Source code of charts
☆ ☆ ☆ ☆ ☆

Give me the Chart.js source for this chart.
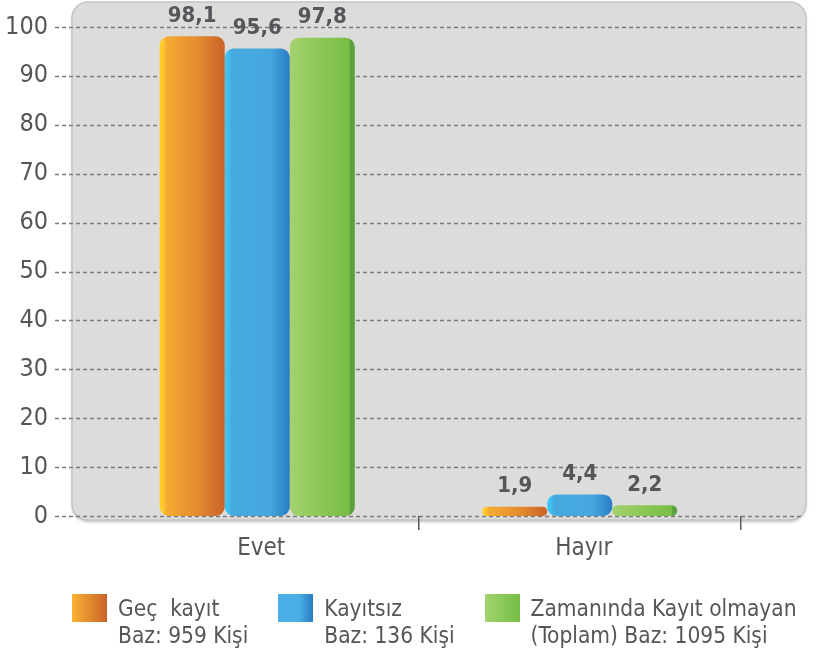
<!DOCTYPE html>
<html>
<head>
<meta charset="utf-8">
<script src="https://cdn.jsdelivr.net/npm/chart.js@4.4.1/dist/chart.umd.min.js"></script>
<style>
  html, body { margin: 0; padding: 0; background: #fff; }
  #wrap { position: relative; width: 819px; height: 656px; }
  #legend { position: absolute; left: 72px; top: 594px; display: flex; gap: 30px;
            font-family: "DejaVu Sans Condensed", "DejaVu Sans", sans-serif; font-size: 22.5px; color: #55565A; }
  .item { display: flex; align-items: flex-start; }
  .sw { width: 35px; height: 28px; margin-right: 11px; flex: none; }
  .txt { line-height: 27px; white-space: pre; margin-top: 1px; }
</style>
</head>
<body>
<div id="wrap">
  <canvas id="myChart" width="819" height="656"></canvas>
  <div id="legend"></div>
</div>
<script>
const categories = ["Evet", "Hayır"];
const geckayit = [98.1, 1.9];
const kayitsiz = [95.6, 4.4];
const zamaninda = [97.8, 2.2];
const yTicks = [0, 10, 20, 30, 40, 50, 60, 70, 80, 90, 100];

const seriesLabels = [
    ["Geç  kayıt", "Baz: 959 Kişi"],
    ["Kayıtsız", "Baz: 136 Kişi"],
    ["Zamanında Kayıt olmayan", "(Toplam) Baz: 1095 Kişi"]
];

// gradient stops across each bar (left -> right)
const barStops = [
    [[0, '#FFD22A'], [0.06, '#FFC62C'], [0.1, '#F5AB34'], [0.6, '#E38A2E'], [1, '#C9622A']],
    [[0, '#3DC6F6'], [0.06, '#3DBFF2'], [0.1, '#47AADF'], [0.7, '#45A7DE'], [1, '#2A7CC3']],
    [[0, '#A3D26F'], [0.5, '#8BC755'], [0.91, '#78BE45'], [0.93, '#5BA142'], [1, '#5BA142']]
];
const swatches = [
    'linear-gradient(90deg,#F9B233,#C9632A)',
    'linear-gradient(90deg,#4AAFE4 60%,#2A7CC3)',
    'linear-gradient(90deg,#A3D26F,#74BF45)'
];

const catPct = 0.605;
const fontCond = '"DejaVu Sans Condensed", "DejaVu Sans", sans-serif';

function barFill(c) {
    const chart = c.chart;
    const xs = chart.scales.x;
    const stops = barStops[c.datasetIndex];
    if (!xs || c.type !== 'data') return stops[2][1];
    const group = xs.width / categories.length * catPct;
    const bw = group / chart.data.datasets.length;
    const left = xs.getPixelForValue(c.dataIndex) - group / 2 + c.datasetIndex * bw;
    if (!isFinite(left) || !isFinite(bw) || bw <= 0) return stops[2][1];
    const g = chart.ctx.createLinearGradient(left, 0, left + bw, 0);
    stops.forEach(s => g.addColorStop(s[0], s[1]));
    return g;
}

// gray rounded panel behind the plot
const panelPlugin = {
    id: 'panel',
    beforeDraw(chart) {
        const { ctx, chartArea } = chart;
        const x = chartArea.left - 24, y = 2, w = chartArea.right + 65 - x, h = chartArea.bottom + 4 - y;
        ctx.save();
        ctx.shadowColor = 'rgba(0,0,0,0.25)';
        ctx.shadowBlur = 3;
        ctx.shadowOffsetY = 2;
        ctx.beginPath();
        ctx.roundRect(x, y, w, h, 16);
        ctx.fillStyle = '#DCDCDB';
        ctx.fill();
        ctx.shadowColor = 'transparent';
        ctx.lineWidth = 1.5;
        ctx.strokeStyle = '#C4C4C4';
        ctx.stroke();
        ctx.restore();
    },
    beforeDatasetsDraw(chart) {
        const { ctx, scales } = chart;
        ctx.save();
        ctx.setLineDash([4, 3]);
        ctx.lineWidth = 1.3;
        ctx.strokeStyle = '#7A7A7A';
        yTicks.forEach(v => {
            const py = Math.round(scales.y.getPixelForValue(v)) + 0.5;
            ctx.beginPath();
            ctx.moveTo(55, py);
            ctx.lineTo(scales.x.right + 62, py);
            ctx.stroke();
        });
        ctx.restore();
    },
    afterDatasetsDraw(chart) {
        const ctx = chart.ctx;
        ctx.save();
        ctx.font = 'bold 22px ' + fontCond;
        ctx.fillStyle = '#55565A';
        ctx.textAlign = 'center';
        ctx.textBaseline = 'middle';
        chart.data.datasets.forEach((ds, i) => {
            chart.getDatasetMeta(i).data.forEach((bar, j) => {
                ctx.fillText(String(ds.data[j]).replace('.', ','), bar.x, bar.y - 20);
            });
        });
        ctx.restore();
    }
};

const barStyle = {
    backgroundColor: barFill,
    categoryPercentage: catPct,
    barPercentage: 1,
    borderRadius: 9,
    borderSkipped: false
};

const ctx = document.getElementById('myChart');
const chart = new Chart(ctx, {
    type: 'bar',
    data: {
        labels: categories,
        datasets: [
            { label: seriesLabels[0], data: geckayit, ...barStyle },
            { label: seriesLabels[1], data: kayitsiz, ...barStyle },
            { label: seriesLabels[2], data: zamaninda, ...barStyle }
        ]
    },
    options: {
        responsive: false,
        animation: false,
        layout: { padding: { left: 0, right: 78, top: 27, bottom: 80 } },
        plugins: {
            legend: { display: false },
            tooltip: { enabled: false },
            colors: { enabled: false }
        },
        scales: {
            x: {
                afterFit(scale) {
                    scale.height = 60;
                    scale.paddingLeft = scale.paddingRight = 0;
                },
                border: { display: false },
                grid: {
                    offset: true,
                    drawOnChartArea: false,
                    drawTicks: true,
                    tickLength: 14,
                    lineWidth: 1.5,
                    color: c => c.index === 0 ? 'rgba(0,0,0,0)' : '#58595B'
                },
                ticks: {
                    labelOffset: 4,
                    padding: 4,
                    color: '#55565A',
                    font: { family: fontCond, size: 24 }
                }
            },
            y: {
                min: 0,
                max: 100,
                afterFit(scale) {
                    scale.width = 96;
                    scale.paddingTop = scale.paddingBottom = 0;
                },
                border: { display: false },
                grid: { display: false, drawTicks: false },
                ticks: {
                    stepSize: 10,
                    padding: 48,
                    color: '#55565A',
                    font: { family: fontCond, size: 25 }
                }
            }
        }
    },
    plugins: [panelPlugin]
});

// html legend built from the datasets
const legend = document.getElementById('legend');
chart.data.datasets.forEach((ds, i) => {
    const item = document.createElement('div');
    item.className = 'item';
    const sw = document.createElement('div');
    sw.className = 'sw';
    sw.style.background = swatches[i];
    const txt = document.createElement('div');
    txt.className = 'txt';
    txt.textContent = ds.label.join('\n');
    item.appendChild(sw);
    item.appendChild(txt);
    legend.appendChild(item);
});
</script>
</body>
</html>
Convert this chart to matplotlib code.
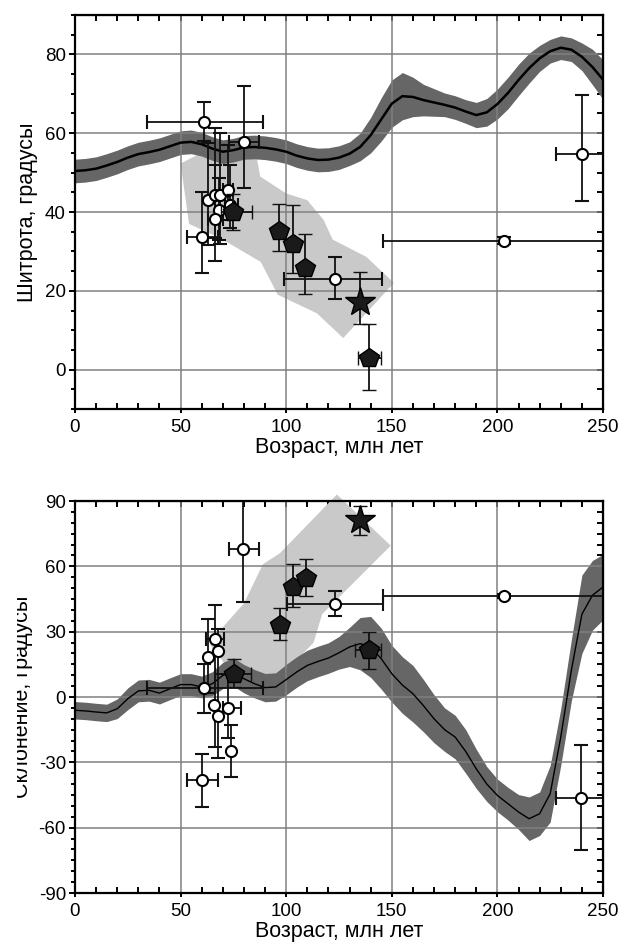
import numpy as np
import matplotlib
matplotlib.use('Agg')
import matplotlib.pyplot as plt
from matplotlib.ticker import MultipleLocator
from matplotlib.transforms import Bbox, TransformedBbox

plt.rcParams['font.family'] = ['Liberation Sans', 'DejaVu Sans']
plt.rcParams['axes.unicode_minus'] = False

# ---------------- data ----------------
curve_age = [0, 5, 10, 15, 20, 25, 30, 35, 40, 45, 50, 55, 60, 65, 70, 75, 80, 85, 90, 95,
             100, 105, 110, 115, 120, 125, 130, 135, 140, 145, 150, 155, 160, 165, 170, 175,
             180, 185, 190, 195, 200, 205, 210, 215, 220, 225, 230, 235, 240, 245, 250]

lat_curve = [50.4, 50.6, 51.0, 51.8, 52.7, 53.8, 54.7, 55.2, 55.8, 56.7, 57.6, 57.8, 57.2, 56.1,
             55.3, 55.7, 56.4, 56.5, 56.3, 55.9, 55.3, 54.3, 53.6, 53.2, 53.3, 53.8, 54.8, 56.5,
             59.5, 63.5, 67.5, 69.4, 69.2, 68.4, 67.8, 67.2, 66.5, 65.5, 64.6, 65.3, 67.4, 70.2,
             73.5, 76.5, 79.0, 80.8, 81.7, 81.2, 79.4, 76.8, 73.6]
lat_halfwidth = [3, 3, 3, 3, 3, 3, 3, 3, 3, 3, 3, 3, 3, 3, 3, 3, 3, 3, 3, 3, 3, 3, 3, 3, 3, 3,
                 3, 3.5, 4.5, 5.5, 6, 6, 5, 4, 3.5, 3, 3, 3, 3.2, 3.5, 3.8, 4, 4, 3.8, 3.3, 3,
                 3, 3, 3.5, 4.5, 5]

dec_curve = [-6.1, -6.4, -6.9, -7.3, -5.4, -0.8, 2.8, 3.1, 1.8, 3.8, 5.7, 5.7, 4.6, 6.1, 9.9,
             11.5, 8.4, 6.1, 4.3, 4.6, 8.0, 11.5, 14.5, 16.3, 17.9, 20.3, 23.0, 24.5, 23.0, 17.6,
             10.7, 5.5, 1.5, -4.0, -10.0, -15.0, -18.4, -25.0, -33.0, -40.0, -45.2, -49.0,
             -52.8, -55.9, -53.6, -44.4, -18.4, 12.2, 38.0, 46.7, 50.5]
dec_halfwidth = [4, 4, 4, 4, 4.5, 5, 5, 5, 5, 5, 5, 5, 5, 5.5, 6, 6.5, 6.5, 6.5, 6.5, 6.5, 7,
                 7, 7, 7, 7, 7.5, 9, 12, 14, 14, 13, 13, 13, 12, 11, 10, 10, 10, 9, 8, 7.5, 7.5,
                 8, 10, 10, 13, 13, 14, 18, 16, 15]

# light-grey fields (age, value)
lat_field_age = [50, 58, 86, 87.7, 100, 110, 117.7, 122, 138, 151, 127, 114.5, 96, 88, 70, 54]
lat_field_val = [52.3, 54.5, 54, 49, 44.7, 43, 38, 33, 28.6, 22, 8, 14.3, 19, 27.3, 33, 37]
dec_field_age = [124, 149.5, 117, 113, 104, 83, 64, 69, 80, 89, 97]
dec_field_val = [93, 69.5, 38, 25, 16, 0, 24, 31, 43, 61, 66]

# latitude data: open circles
lat_o_age = [61.3, 79.8, 240.0, 203.2, 122.9, 60.1, 63.2, 66.4, 68.8, 72.4, 68.0, 66.4, 73.5]
lat_o_val = [62.8, 57.7, 54.7, 32.6, 22.9, 33.7, 43.1, 44.4, 44.2, 45.5, 40.6, 38.1, 41.9]
lat_o_age_lo = [34, 73, 227.7, 146, 99, 53, None, None, None, 70, None, 63, 71]
lat_o_age_hi = [89, 87, 255, 255, 145.5, 67.5, None, None, None, 75, None, 70, 77]
lat_o_val_lo = [58, 46, 42.7, 31.8, 17.9, 24.5, 31.5, 27.5, 32, 38, 33, 33.5, 36]
lat_o_val_hi = [68, 72, 69.7, 33.6, 28.5, 45, 57.5, 61.4, 60, 57, 48.7, 52, 52]
# latitude data: filled pentagons
lat_p_age = [75.0, 96.7, 103.0, 109.0, 139.0]
lat_p_val = [40.0, 35.2, 32.0, 25.9, 3.0]
lat_p_age_lo = [69, None, None, None, 134]
lat_p_age_hi = [84, None, None, None, 145]
lat_p_val_lo = [35.5, 30, 24.6, 19.2, -5.3]
lat_p_val_hi = [44.5, 42, 41.8, 34.4, 11.6]
# latitude star
lat_s_age = [135.0]
lat_s_val = [17.2]
lat_s_val_lo = [11.6]
lat_s_val_hi = [24.7]

# declination data: open circles
dec_o_age = [79.7, 203.2, 123.1, 239.6, 60.3, 61.3, 63.2, 66.2, 67.9, 65.8, 67.9, 72.6, 73.7]
dec_o_val = [68.1, 46.4, 42.9, -46.2, -38.3, 4.0, 18.4, 26.8, 21.3, -3.5, -8.9, -5.1, -25.0]
dec_o_age_lo = [72.8, 146, 100.5, 227.8, 53, 34.1, None, 61.8, None, None, None, 70.3, None]
dec_o_age_hi = [86.9, 255, 146, 255, 67.9, 88.8, None, 70.7, None, None, None, 78.8, None]
dec_o_val_lo = [43.5, 45.5, 37.3, -70.1, -50.5, -7.2, 2, -23, -27.9, None, None, -19, -36.7]
dec_o_val_hi = [90.5, 47.5, 48.5, -21.9, -26, 15.3, 36, 42.4, 31.1, None, None, 10.7, -13]
# declination data: filled pentagons
dec_p_age = [75.2, 97.3, 103.3, 109.4, 139.1]
dec_p_val = [10.4, 32.9, 50.5, 54.8, 21.4]
dec_p_age_lo = [66.2, None, None, None, 132.5]
dec_p_age_hi = [83.5, None, None, None, 144.8]
dec_p_val_lo = [4.6, 26, 41.3, 46.4, 13]
dec_p_val_hi = [17.6, 41, 60.9, 63.2, 29.8]
# declination star
dec_s_age = [135.0]
dec_s_val = [81.1]
dec_s_val_lo = [74.5]
dec_s_val_hi = [87.7]

x_ticks = [0, 50, 100, 150, 200, 250]
lat_ticks = [0, 20, 40, 60, 80]
dec_ticks = [-90, -60, -30, 0, 30, 60, 90]

# ---------------- styling ----------------
BAND = '#666666'
FIELD = '#c9c9c9'
GRID = '#808080'
FS_TICK = 13.5
FS_LABEL = 15.5

fig = plt.figure(figsize=(6.25, 9.47), dpi=100)
ax1 = fig.add_axes([75 / 625, 1 - 409 / 947, 528 / 625, 394 / 947])
ax2 = fig.add_axes([75 / 625, 1 - 893 / 947, 528 / 625, 392 / 947])


def draw_points(ax, age, val, alo, ahi, vlo, vhi, marker, ms, mfc, mew, z):
    for i in range(len(age)):
        xe = None
        ye = None
        if alo is not None and alo[i] is not None:
            xe = [[age[i] - alo[i]], [ahi[i] - age[i]]]
        if vlo is not None and vlo[i] is not None:
            ye = [[val[i] - vlo[i]], [vhi[i] - val[i]]]
        ax.errorbar([age[i]], [val[i]], xerr=xe, yerr=ye, fmt=marker, ms=ms,
                    mfc=mfc, mec='black', mew=mew, ecolor='#111111', elinewidth=1.3,
                    capsize=5, capthick=1.3, zorder=z)


def style_axes(ax, ylim, yticks):
    ax.set_xlim(0, 250)
    ax.set_ylim(*ylim)
    ax.set_xticks(x_ticks)
    ax.set_yticks(yticks)
    ax.xaxis.set_minor_locator(MultipleLocator(10))
    ax.yaxis.set_minor_locator(MultipleLocator(5))
    ax.set_axisbelow('line')
    ax.grid(True, which='major', color=GRID, lw=1.1)
    ax.tick_params(axis='y', which='both', direction='out', left=True, right=False,
                   labelsize=FS_TICK, pad=2, width=1.4)
    ax.tick_params(axis='y', which='major', length=4.5)
    ax.tick_params(axis='y', which='minor', length=3)
    ax.tick_params(axis='x', which='major', direction='out', length=3, width=1.4,
                   labelsize=FS_TICK, pad=4, top=False)
    ax.tick_params(axis='x', which='minor', direction='in', length=4, width=1.4, top=False)
    for s in ax.spines.values():
        s.set_linewidth(1.6)
        s.set_zorder(5)
    secy = ax.secondary_yaxis('right')
    secy.set_yticks(yticks)
    secy.yaxis.set_minor_locator(MultipleLocator(5))
    secy.tick_params(axis='y', which='both', direction='in', length=4, width=1.4,
                     labelright=False)
    secx = ax.secondary_xaxis('top')
    secx.set_xticks(x_ticks)
    secx.xaxis.set_minor_locator(MultipleLocator(10))
    secx.tick_params(axis='x', which='both', direction='in', length=4, width=1.4,
                     labeltop=False)
    ax.set_xlabel('Возраст, млн лет', fontsize=FS_LABEL, labelpad=1)


# ---------------- top: latitude ----------------
lat_arr = np.array(lat_curve)
lat_hw = np.array(lat_halfwidth)
ax1.fill(lat_field_age, lat_field_val, color=FIELD, lw=0, zorder=1)
ax1.fill_between(curve_age, lat_arr - lat_hw, lat_arr + lat_hw, color=BAND, lw=0, zorder=1.2)
ax1.plot(curve_age, lat_curve, color='black', lw=1.8, zorder=2)
draw_points(ax1, lat_o_age, lat_o_val, lat_o_age_lo, lat_o_age_hi, lat_o_val_lo, lat_o_val_hi,
            'o', 8, 'white', 1.5, 3)
draw_points(ax1, lat_p_age, lat_p_val, lat_p_age_lo, lat_p_age_hi, lat_p_val_lo, lat_p_val_hi,
            'p', 15, '#1a1a1a', 1, 4)
draw_points(ax1, lat_s_age, lat_s_val, None, None, lat_s_val_lo, lat_s_val_hi,
            '*', 22, '#1a1a1a', 1, 4)
style_axes(ax1, (-10, 90), lat_ticks)
ax1.set_ylabel('Шитрота, градусы', fontsize=FS_LABEL, labelpad=5)

# ---------------- bottom: declination ----------------
dec_arr = np.array(dec_curve)
dec_hw = np.array(dec_halfwidth)
ax2.fill(dec_field_age, dec_field_val, color=FIELD, lw=0, zorder=1, clip_on=False)
ax2.fill_between(curve_age, dec_arr - dec_hw, dec_arr + dec_hw, color=BAND, lw=0, zorder=1.2)
ax2.plot(curve_age, dec_curve, color='black', lw=1.0, zorder=2)
draw_points(ax2, dec_o_age, dec_o_val, dec_o_age_lo, dec_o_age_hi, dec_o_val_lo, dec_o_val_hi,
            'o', 8, 'white', 1.5, 3)
draw_points(ax2, dec_p_age, dec_p_val, dec_p_age_lo, dec_p_age_hi, dec_p_val_lo, dec_p_val_hi,
            'p', 15, '#1a1a1a', 1, 4)
draw_points(ax2, dec_s_age, dec_s_val, None, None, dec_s_val_lo, dec_s_val_hi,
            '*', 22, '#1a1a1a', 1, 4)
style_axes(ax2, (-90, 90), dec_ticks)
ylab = ax2.set_ylabel('Склонение, градусы', fontsize=FS_LABEL, labelpad=4)
clip = TransformedBbox(Bbox([[17 / 625, 0], [1, 1]]), fig.transFigure)
ylab.set_clip_box(clip)
ylab.set_clip_on(True)

fig.savefig('out.png', dpi=100)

☆ ☆ ☆ ☆ ☆

Go back to the lines above and output, exactly as they stand, the ones from the line containing "Convert this chart to matplotlib code." to the line containing "from matplotlib.transforms import". Leave all pictures behind.

Convert this chart to matplotlib code.
import numpy as np
import matplotlib
matplotlib.use('Agg')
import matplotlib.pyplot as plt
from matplotlib.ticker import MultipleLocator
from matplotlib.transforms import Bbox, TransformedBbox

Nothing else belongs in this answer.